1. Preheat oven to 350F. Grease and flour a 12-cup Bundt or 10-inch tube pan, tapping out the excess flour, and set aside.

2. Sift together the flour, spices, cream of tartar, baking soda, and salt in a medium-size mixing bowl. With an electric mixer, beat together the melted butter, oil, and both sugars in a large mixing bowl until well blended. Beat in the eggs, one at a time, then add the honey and sour cream all and once and beat until you have a smooth batter. Beat in the flour mixture, 1 cup at a time, beating well after each addition. Fold in the cranberries and walnuts. Pour the batter into the prepared cake pan.

3. Bake the cake until a cake tester inserted near the center comes out clean, 45 to 50 minutes. Invert the cake onto a wire rack and let cool. As soon as the cake is cool enough to handle, press the flaked almonds into the top. Place the cooled cake in an airtight container to ripen for 2 days before serving.

Copyright: Adapted from All American Desserts, by Judith M. Fertig (Harvard Common Press, 2003). Copyright (c) 2003 by Judith M. Fertig.


  • Beautiful, Niki. I think that cakes that keep well are vital for the holidays. The texture of this one looks just superb.

    By Blogger Nic, at 10/17/2005 02:41:00 pm  

  • What a beautiful looking cake. It is on my list to make soon. I might replace the cranberries for raisins.

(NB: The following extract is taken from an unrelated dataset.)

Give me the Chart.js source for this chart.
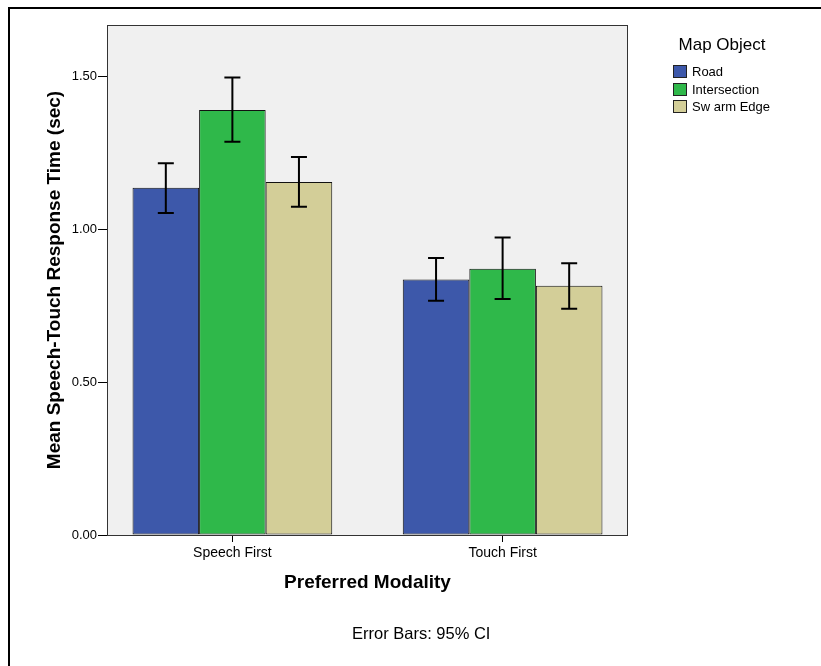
<!DOCTYPE html>
<html>
<head>
<meta charset="utf-8">
<script src="https://cdn.jsdelivr.net/npm/chart.js@4"></script>
<style>
  body { margin: 0; background: #fff; font-family: "Liberation Sans", Arial, sans-serif; }
  #wrap { position: relative; width: 821px; height: 666px; overflow: hidden; }
  #frame { position: absolute; left: 8px; top: 7px; width: 900px; height: 800px;
           border-top: 2px solid #000; border-left: 2px solid #000; }
  #legend { position: absolute; left: 668px; top: 33px; color: #000; }
  #legend .ttl { font-size: 17px; width: 110px; text-align: center; margin-left: -1px; height: 24px; line-height: 24px; margin-bottom: 6px; }
  #legend .item { height: 17.6px; display: flex; align-items: center; font-size: 13px; margin-left: 5px; }
  #legend .sw { width: 12px; height: 11px; border: 1px solid #222; margin-right: 5px; }
  #note { position: absolute; left: 352px; top: 624px; font-size: 16.5px; color: #000; }
  canvas { position: absolute; left: 0; top: 0; }
</style>
</head>
<body>
<div id="wrap">
  <div id="frame"></div>
  <canvas id="barChart" width="821" height="666"></canvas>
  <div id="legend"></div>
  <div id="note">Error Bars: 95% CI</div>
</div>
<script>
// data
let categories = ['Speech First', 'Touch First'];
let seriesNames = ['Road', 'Intersection', 'Sw arm Edge'];
let seriesColors = ['#3d58aa', '#2fb84a', '#d3ce98'];

let roadMean = [1.137, 0.837];
let roadLow = [1.054, 0.767];
let roadHigh = [1.217, 0.907];

let interMean = [1.392, 0.872];
let interLow = [1.288, 0.773];
let interHigh = [1.498, 0.974];

let swarmMean = [1.156, 0.816];
let swarmLow = [1.075, 0.741];
let swarmHigh = [1.238, 0.890];

let yTicks = [0, 0.5, 1.0, 1.5];

let means = [roadMean, interMean, swarmMean];
let lows = [roadLow, interLow, swarmLow];
let highs = [roadHigh, interHigh, swarmHigh];

let fontFam = '"Liberation Sans", Arial, sans-serif';

// empty space left/right of the outer categories, in category units (SPSS style)
let catPad = 0.464;

// plot background + outline + error bars
let plotDeco = {
  id: 'plotDeco',
  beforeDatasetsDraw(chart) {
    let ctx = chart.ctx;
    let a = chart.chartArea;
    ctx.save();
    ctx.fillStyle = '#f0f0f0';
    ctx.fillRect(a.left, a.top, a.right - a.left, a.bottom - a.top);
    ctx.restore();
  },
  afterDatasetsDraw(chart) {
    let ctx = chart.ctx;
    let a = chart.chartArea;
    let y = chart.scales.y;
    ctx.save();
    ctx.strokeStyle = '#000';
    ctx.lineWidth = 2;
    chart.data.datasets.forEach((ds, di) => {
      let meta = chart.getDatasetMeta(di);
      meta.data.forEach((bar, i) => {
        let yl = y.getPixelForValue(lows[di][i]);
        let yh = y.getPixelForValue(highs[di][i]);
        ctx.beginPath();
        ctx.moveTo(bar.x, yl);
        ctx.lineTo(bar.x, yh);
        ctx.moveTo(bar.x - 8, yl);
        ctx.lineTo(bar.x + 8, yl);
        ctx.moveTo(bar.x - 8, yh);
        ctx.lineTo(bar.x + 8, yh);
        ctx.stroke();
      });
    });
    ctx.lineWidth = 1;
    ctx.strokeStyle = '#333';
    ctx.strokeRect(a.left + 0.5, a.top + 0.5, a.right - a.left - 1, a.bottom - a.top);
    ctx.restore();
  }
};

let ctx = document.getElementById('barChart').getContext('2d');

let myBarChart = new Chart(ctx, {
  type: 'bar',
  data: {
    labels: categories,
    datasets: seriesNames.map((name, i) => ({
      label: name,
      data: means[i],
      backgroundColor: seriesColors[i],
      borderColor: '#111',
      borderWidth: 1,
      borderSkipped: false
    }))
  },
  options: {
    responsive: false,
    animation: false,
    layout: {
      padding: { left: 0, top: 25, right: 193, bottom: 0 }
    },
    datasets: {
      bar: { categoryPercentage: 0.739, barPercentage: 1.0 }
    },
    plugins: {
      legend: { display: false },
      tooltip: { enabled: false }
    },
    scales: {
      x: {
        offset: true,
        grid: { display: true, drawOnChartArea: false, drawTicks: true, tickLength: 7, color: '#000', offset: false },
        border: { display: false },
        ticks: { color: '#000', padding: 3, font: { family: fontFam, size: 14 } },
        title: {
          display: true,
          text: 'Preferred Modality',
          color: '#000',
          font: { family: fontFam, size: 19, weight: 'bold' },
          padding: { top: 0, bottom: 72 }
        },
        afterFit: function (scale) { scale.height = 131; },
        afterUpdate: function (scale) {
          scale._startValue = -catPad;
          scale._valueRange = (categories.length - 1) + 2 * catPad;
        }
      },
      y: {
        min: 0,
        max: 1.67,
        grid: { display: true, drawOnChartArea: false, drawTicks: true, tickLength: 9, color: '#000' },
        border: { display: false },
        afterBuildTicks: function (scale) {
          scale.ticks = yTicks.map(v => ({ value: v }));
        },
        ticks: {
          color: '#000',
          padding: 1,
          font: { family: fontFam, size: 13 },
          callback: function (v) { return Number(v).toFixed(2); }
        },
        title: {
          display: true,
          text: 'Mean Speech-Touch Response Time (sec)',
          color: '#000',
          font: { family: fontFam, size: 19, weight: 'bold' },
          padding: { top: 43, bottom: 0 }
        },
        afterFit: function (scale) { scale.width = 107; }
      }
    }
  },
  plugins: [plotDeco]
});

// legend
let legend = document.getElementById('legend');
let html = '<div class="ttl">Map Object</div>';
seriesNames.forEach((name, i) => {
  html += '<div class="item"><span class="sw" style="background:' + seriesColors[i] + '"></span>' + name + '</div>';
});
legend.innerHTML = html;
</script>
</body>
</html>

    By Blogger Ana, at 10/17/2005 09:21:00 pm  

  • What, no tinkering??! ;)

    From the looks of it, I'd say it came out perfectly, whether you followed the recipe to the letter or not!

    By Blogger Cathy, at 10/18/2005 07:01:00 am  

  • Niki, this is lovely.

    I'm wondering if you'd mind if I entered an adapted version in a local winter recipe contest? The cake sounds absolutely delightful -- and it contains 2 of the 3 required ingredients (honey, cranberries, and corn meal is the last).

    Given your permission (and citing both you and your source, of course!), I'd love to try it. And to tinker and see what the sponginess of cornmeal would add to the mix.

    By Anonymous Anonymous, at 10/18/2005 07:12:00 am  

  • I quite like cooking with honey also. It always ends up smelling wonderful - the baked goods and the house :)

    By Blogger deborah, at 10/18/2005 03:34:00 pm  

  • Nic - yes, this would be perfect to make ahead, before the chaos of family arriving etc.

    Ana - I quite appreciated the tartness of the cranberries in this, but raisins could definitely work too!

    Cathy - Yes! No tinkering! Amazing, isn't it?

    Lisa Marie - feel free! I just found the recipe on the internet, so I imagine it is freely available for everyone to enjoy. I would be very interested to know how it turns out and how you go in the competition. Please do report back and let me know.
    A variation on a rhubarb cornmeal cake might also work; with fresh cranberries soaked in honey folded through a sour cream & cornmeal cake could also be a good entry, if this variation doesn't turn out so well.

    Saffron - I think it's the spices that are often added to honey that also add to that gorgeous, festive smell. In my mind the smell of ground cloves just smells like Christmas!

    By Blogger Niki, at 10/19/2005 11:29:00 pm  

  • Niki --

    Okay -- the cake is in the oven. I consider myself quite an amateur chef, but I've never used a bundt pan before. Well, I take that back. When I was just a snip of a girl, Duncan Hines had fancy froo-froo cakes that came with a bundt pan.

    Here's my terror: the cake is all splitty-uppy on top! Bwa!

    Ought I to panic?

    PS -- Lovely skewers today. I didn't want to post about the Honey Cake there, though. Such a savory post....

    By Anonymous Anonymous, at 10/21/2005 12:42:00 pm  

  • Lis Marie - It might not matter so much, because the bit at the top becomes the base with a cake baked in a bundt tin. Actually, my top rose and created such a hump that I couldn't sit it down evenly, and had to take to it with a knife to make it level! I justified it by reckoning that nobody would see that...and that crunchy bits would be nice to snack on at work.....

    By Blogger Niki, at 10/21/2005 01:00:00 pm  

  • Thank you, Niki -- you're right. It looks lovely.

    I'm a bit concerned at how dry it is, though. Breadier and crustier than I had imagined it would be. I think it needs to be iced in some way -- a simple dollop of orange zest-infused cream, perhaps.